The problem:
Exact reproduction of the data is required, with images excluded.

Data:
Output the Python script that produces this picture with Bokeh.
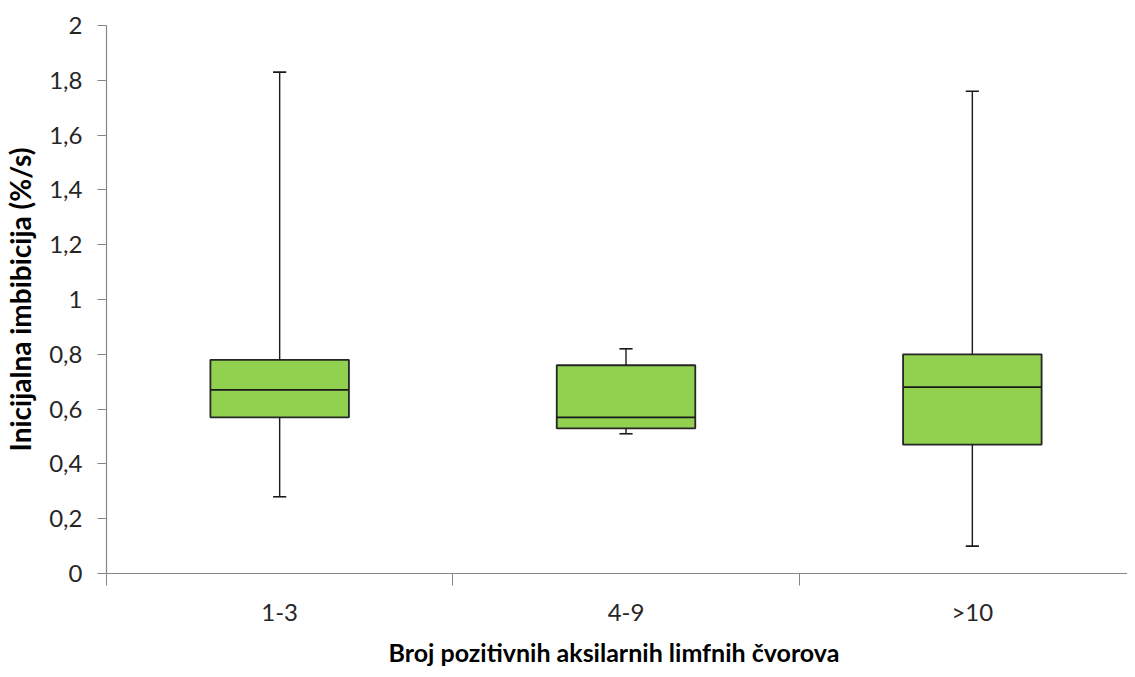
from bokeh.plotting import figure
from bokeh.models import Range1d, FixedTicker
from bokeh.embed import file_html
from bokeh.resources import INLINE

categories = ["1-3", "4-9", ">10"]
lower = [0.28, 0.51, 0.10]
q1 = [0.57, 0.53, 0.47]
median = [0.67, 0.57, 0.68]
q3 = [0.78, 0.76, 0.80]
upper = [1.83, 0.82, 1.76]
y_ticks = [0, 0.2, 0.4, 0.6, 0.8, 1.0, 1.2, 1.4, 1.6, 1.8, 2.0]
y_tick_labels = ["0", "0,2", "0,4", "0,6", "0,8", "1", "1,2", "1,4", "1,6", "1,8", "2"]

xs = [i + 0.5 for i in range(len(categories))]
box_w = 0.40
cap_hw = 0.019

FONT = "Lato"
TXT = "#262626"
AX = "#868686"

p = figure(width=1127, height=669, output_backend="svg", toolbar_location=None,
           x_range=Range1d(0, 2.948), y_range=Range1d(0, 2),
           min_border_left=104, min_border_right=0, min_border_top=25, min_border_bottom=95)
p.outline_line_color = None
p.xgrid.visible = False
p.ygrid.visible = False

# boxes
p.vbar(x=xs, width=box_w, bottom=q1, top=q3, fill_color="#92D050",
       line_color="#262626", line_width=1.8)
# medians
p.segment(x0=[x - box_w / 2 for x in xs], x1=[x + box_w / 2 for x in xs],
          y0=median, y1=median, line_color="#1a1a1a", line_width=1.8)
# whiskers
p.segment(x0=xs, x1=xs, y0=q3, y1=upper, line_color="#1a1a1a", line_width=1.4)
p.segment(x0=xs, x1=xs, y0=q1, y1=lower, line_color="#1a1a1a", line_width=1.4)
# caps
p.segment(x0=[x - cap_hw for x in xs], x1=[x + cap_hw for x in xs],
          y0=upper, y1=upper, line_color="#1a1a1a", line_width=1.6)
p.segment(x0=[x - cap_hw for x in xs], x1=[x + cap_hw for x in xs],
          y0=lower, y1=lower, line_color="#1a1a1a", line_width=1.6)

# x axis
p.xaxis.ticker = FixedTicker(ticks=xs, minor_ticks=[0, 1, 2, 3])
p.xaxis.major_label_overrides = {x: c for x, c in zip(xs, categories)}
p.xaxis.major_tick_out = 0
p.xaxis.major_tick_in = 0
p.xaxis.minor_tick_out = 12
p.xaxis.minor_tick_in = 0
p.xaxis.minor_tick_line_color = AX
p.xaxis.axis_line_color = AX
p.xaxis.axis_line_width = 1.2
p.xaxis.major_label_standoff = 11
p.xaxis.major_label_text_font = FONT
p.xaxis.major_label_text_font_size = "24px"
p.xaxis.major_label_text_color = TXT
p.xaxis.axis_label = "Broj pozitivnih aksilarnih  limfnih čvorova"
p.xaxis.axis_label_text_font = FONT
p.xaxis.axis_label_text_font_size = "25px"
p.xaxis.axis_label_text_font_style = "bold"
p.xaxis.axis_label_text_color = "#000000"
p.xaxis.axis_label_standoff = 8

# y axis
p.yaxis.ticker = FixedTicker(ticks=y_ticks, minor_ticks=[])
p.yaxis.major_label_overrides = {t: l for t, l in zip(y_ticks, y_tick_labels)}
p.yaxis.major_tick_out = 9
p.yaxis.major_tick_in = 0
p.yaxis.major_tick_line_color = AX
p.yaxis.axis_line_color = AX
p.yaxis.axis_line_width = 1.2
p.yaxis.major_label_standoff = 15
p.yaxis.major_label_text_font = FONT
p.yaxis.major_label_text_font_size = "24px"
p.yaxis.major_label_text_color = TXT
p.yaxis.axis_label = "Inicijalna imbibicija (%/s)"
p.yaxis.axis_label_text_font = FONT
p.yaxis.axis_label_text_font_size = "28px"
p.yaxis.axis_label_text_font_style = "bold"
p.yaxis.axis_label_text_color = "#000000"
p.yaxis.axis_label_standoff = 9

open("out.html", "w").write(file_html(p, INLINE))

The reply:
Output the Python script that produces this picture with Bokeh.
from bokeh.plotting import figure
from bokeh.models import Range1d, FixedTicker
from bokeh.embed import file_html
from bokeh.resources import INLINE

categories = ["1-3", "4-9", ">10"]
lower = [0.28, 0.51, 0.10]
q1 = [0.57, 0.53, 0.47]
median = [0.67, 0.57, 0.68]
q3 = [0.78, 0.76, 0.80]
upper = [1.83, 0.82, 1.76]
y_ticks = [0, 0.2, 0.4, 0.6, 0.8, 1.0, 1.2, 1.4, 1.6, 1.8, 2.0]
y_tick_labels = ["0", "0,2", "0,4", "0,6", "0,8", "1", "1,2", "1,4", "1,6", "1,8", "2"]

xs = [i + 0.5 for i in range(len(categories))]
box_w = 0.40
cap_hw = 0.019

FONT = "Lato"
TXT = "#262626"
AX = "#868686"

p = figure(width=1127, height=669, output_backend="svg", toolbar_location=None,
           x_range=Range1d(0, 2.948), y_range=Range1d(0, 2),
           min_border_left=104, min_border_right=0, min_border_top=25, min_border_bottom=95)
p.outline_line_color = None
p.xgrid.visible = False
p.ygrid.visible = False

# boxes
p.vbar(x=xs, width=box_w, bottom=q1, top=q3, fill_color="#92D050",
       line_color="#262626", line_width=1.8)
# medians
p.segment(x0=[x - box_w / 2 for x in xs], x1=[x + box_w / 2 for x in xs],
          y0=median, y1=median, line_color="#1a1a1a", line_width=1.8)
# whiskers
p.segment(x0=xs, x1=xs, y0=q3, y1=upper, line_color="#1a1a1a", line_width=1.4)
p.segment(x0=xs, x1=xs, y0=q1, y1=lower, line_color="#1a1a1a", line_width=1.4)
# caps
p.segment(x0=[x - cap_hw for x in xs], x1=[x + cap_hw for x in xs],
          y0=upper, y1=upper, line_color="#1a1a1a", line_width=1.6)
p.segment(x0=[x - cap_hw for x in xs], x1=[x + cap_hw for x in xs],
          y0=lower, y1=lower, line_color="#1a1a1a", line_width=1.6)

# x axis
p.xaxis.ticker = FixedTicker(ticks=xs, minor_ticks=[0, 1, 2, 3])
p.xaxis.major_label_overrides = {x: c for x, c in zip(xs, categories)}
p.xaxis.major_tick_out = 0
p.xaxis.major_tick_in = 0
p.xaxis.minor_tick_out = 12
p.xaxis.minor_tick_in = 0
p.xaxis.minor_tick_line_color = AX
p.xaxis.axis_line_color = AX
p.xaxis.axis_line_width = 1.2
p.xaxis.major_label_standoff = 11
p.xaxis.major_label_text_font = FONT
p.xaxis.major_label_text_font_size = "24px"
p.xaxis.major_label_text_color = TXT
p.xaxis.axis_label = "Broj pozitivnih aksilarnih  limfnih čvorova"
p.xaxis.axis_label_text_font = FONT
p.xaxis.axis_label_text_font_size = "25px"
p.xaxis.axis_label_text_font_style = "bold"
p.xaxis.axis_label_text_color = "#000000"
p.xaxis.axis_label_standoff = 8

# y axis
p.yaxis.ticker = FixedTicker(ticks=y_ticks, minor_ticks=[])
p.yaxis.major_label_overrides = {t: l for t, l in zip(y_ticks, y_tick_labels)}
p.yaxis.major_tick_out = 9
p.yaxis.major_tick_in = 0
p.yaxis.major_tick_line_color = AX
p.yaxis.axis_line_color = AX
p.yaxis.axis_line_width = 1.2
p.yaxis.major_label_standoff = 15
p.yaxis.major_label_text_font = FONT
p.yaxis.major_label_text_font_size = "24px"
p.yaxis.major_label_text_color = TXT
p.yaxis.axis_label = "Inicijalna imbibicija (%/s)"
p.yaxis.axis_label_text_font = FONT
p.yaxis.axis_label_text_font_size = "28px"
p.yaxis.axis_label_text_font_style = "bold"
p.yaxis.axis_label_text_color = "#000000"
p.yaxis.axis_label_standoff = 9

open("out.html", "w").write(file_html(p, INLINE))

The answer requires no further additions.